Thursday, September 17, 2009

Bottomless Brunch - 07/26/2009

Susan Feniger's Street
742 N. Highland Ave
Los Angeles CA 90038
(323) 203-0500

After 4 days of 10+ hour class sessions I was on a quest to find a bottomless brunch to scrub my brains with alcohol. My first stop was Susan Feniger's Street, but sadly bottomless brunch was no more, still the eclectic international fare was worth a try.

Singapore Kaya Toast - thick coconut jam on Malaysian white toast with soft fried eggs drizzled in dark soy and dusted with white pepper
The sweet nutty jam and soft toast was enjoyable on it's own if a bit one dimensional. The addition of the egg and soy remedied this; giving the dish a complimentary savory component.

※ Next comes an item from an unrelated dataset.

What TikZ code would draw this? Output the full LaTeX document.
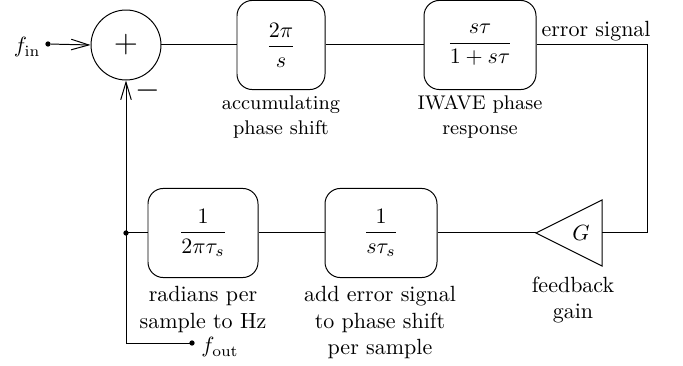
\documentclass[tikz,border=0pt]{standalone}
\usetikzlibrary{arrows.meta}
\begin{document}
\begin{tikzpicture}[x=0.4545pt,y=-0.4545pt,
  line width=0.45pt,
  blk/.style={draw, rounded corners=7pt, minimum height=40.5pt, inner sep=0pt},
  sumc/.style={draw, circle, minimum size=31.8pt, inner sep=0pt},
  toplab/.style={font=\small, align=center, inner sep=0pt},
  botlab/.style={align=center, inner sep=0pt},
  dotn/.style={circle, fill, inner sep=0pt, minimum size=2.4pt},
  arr/.style={-{Straight Barb[length=8pt,width=4.8pt]}}]
\useasboundingbox (0,0) rectangle (683,366);
% top row
\node[dotn] (fin) at (48,44) {};
\node[anchor=base east, inner sep=0pt] (finl) at (41,53) {$f_{\mathrm{in}}$};
\node[sumc] (sum) at (126,45) {\Large$+$};
\node (minus) at (148,91) {\Large$-$};
\node[blk, minimum width=40pt] (b1) at (281,45) {$\displaystyle\frac{2\pi}{s}$};
\node[blk, minimum width=50.9pt] (b2) at (480,45) {$\displaystyle\frac{s\tau}{1+s\tau}$};
\node[toplab, anchor=north] (l1) at (281,95) {accumulating\\[0.5pt]phase shift};
\node[toplab, anchor=north] (l2) at (480,95) {IWAVE phase\\[0.5pt]response};
\node[anchor=base west, inner sep=0pt] (err) at (541,36.5) {error signal};
% bottom row
\node[blk, minimum width=50pt] (b3) at (203,233) {$\displaystyle\frac{1}{2\pi\tau_s}$};
\node[blk, minimum width=50.9pt] (b4) at (381,233) {$\displaystyle\frac{1}{s\tau_s}$};
\node[botlab, anchor=north] (l3) at (203,286) {radians per\\sample to Hz};
\node[botlab, anchor=north] (l4) at (380,286) {add error signal\\to phase shift\\per sample};
\node[botlab, anchor=north] (l5) at (573,276) {feedback\\gain};
% gain triangle
\coordinate (gt) at (536,233);
\coordinate (gr) at (602,233);
\draw (gt) -- (602,200) -- (602,266) -- cycle;
\node (g) at (581,233) {$G$};
% junctions and corners
\node[dotn] (j) at (126,233) {};
\node[dotn] (fout) at (192,343) {};
\node[anchor=base west, inner sep=0pt] (foutl) at (201,353) {$f_{\mathrm{out}}$};
\coordinate (c1) at (647,45);
\coordinate (c2) at (647,233);
\coordinate (c3) at (126,343);
% connectors
\draw[arr] (fin) -- (sum.west);
\draw (sum.east) -- (b1.west);
\draw (b1.east) -- (b2.west);
\draw (b2.east) -- (c1) -- (c2) -- (gr);
\draw (gt) -- (b4.east);
\draw (b4.west) -- (b3.east);
\draw (b3.west) -- (j.center);
\draw[arr] (j.center) -- (sum.south);
\draw (j.center) -- (c3) -- (fout.center);
\end{tikzpicture}
\end{document}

Turkish Doughnuts - small spiced pastries fried and then simmered in cardamom rose syrup; served with sour cream, rose hip jam and a side of homemade lamb sausage
Known as Lokma, this is a popular dessert served throughout the Mediterranean, typically sweetened with syrup or honey. Street's preparation uses rose water syrup for sweetness and cardamom to provide a hint of exotic spice. The addition of sour cream provides an interesting contrast, as does the lightly gamy flavor of the lamb sausage.

I heard mixed reviews about Street, with one of my friends referring to it as a "crash course in foreign food for white people." Certainly Street takes some liberties with traditional ethnic dishes, making them more appropriate for the mass market. The concept is interesting enough and the food enjoyable, but without unlimited alcohol there isn't enough here to bring me back.

Ivan Kane's Cafe Was
1521 N. Vine St.
Hollywood, CA 90028
(323) 466-5400

Our second stop was at Ivan Kane's Cafe Was, a traditional French bistro housed in an eccentric Bohemian setting. Happily the restaurant was still offering its bottomless brunch; $15 for all you can drink champagne, mimosas, screwdrivers, or bloody mary's.

Croque Monsieur Sandwich - warm black forest ham/ gruyere gratinée / chips
Make it a Madame - add an egg
Croque Monsieur is the most basic of dishes, basically a grilled ham and cheese sandwich. Was' presentation tries an interesting play on this dish, smothering the ham and bread in a layer of gooey cheese granitée. Not bad but the cheese doesn't actually make this sandwich stand out from the norm.

Bistro Burger - 9 oz. house-ground tenderloin / prosciutto / brie / quail egg / herb fries
One of my guilty pleasures is a Fatburger Kingburger with everything including a fried egg, so I always have high hopes for burgers topped with runny eggs. Too bad the saltiness of the prosciutto ruined what would have otherwise been an enjoyable burger.

Like Street, Cafe Was's food alone isn't enough of a draw, but the addition of bottomless champagne and distinctive decor make it a fun place to grab brunch with a group of friends once in a while.


Food, she thought. said...

Certainly not critiquing your photos, but not one of the blog posts of Street has made me tempted to try it. And that's saying something, trend whore that I am. Frankly, the Madame at Cafe Was looked better.

Tangbro1 said...

I think lots of people think the same thing you do. Street provides a safe approachable look at food from a variety of countries, definitely not something you'd need. I suspect the people who might enjoy street are the same ones who would still find the idea of eating raw fish innovative.

Aaron said...

Ah, I didn't realize this was a Street review by the title. Especially since your first line is that Susan Feniger is no longer doing bottomless brunch.

Tangbro1 said...

I can see how the title is ambiguous, but I didn't feel either of these restaurants warranted a standalone review especially because we went to them back to back looking for the same thing.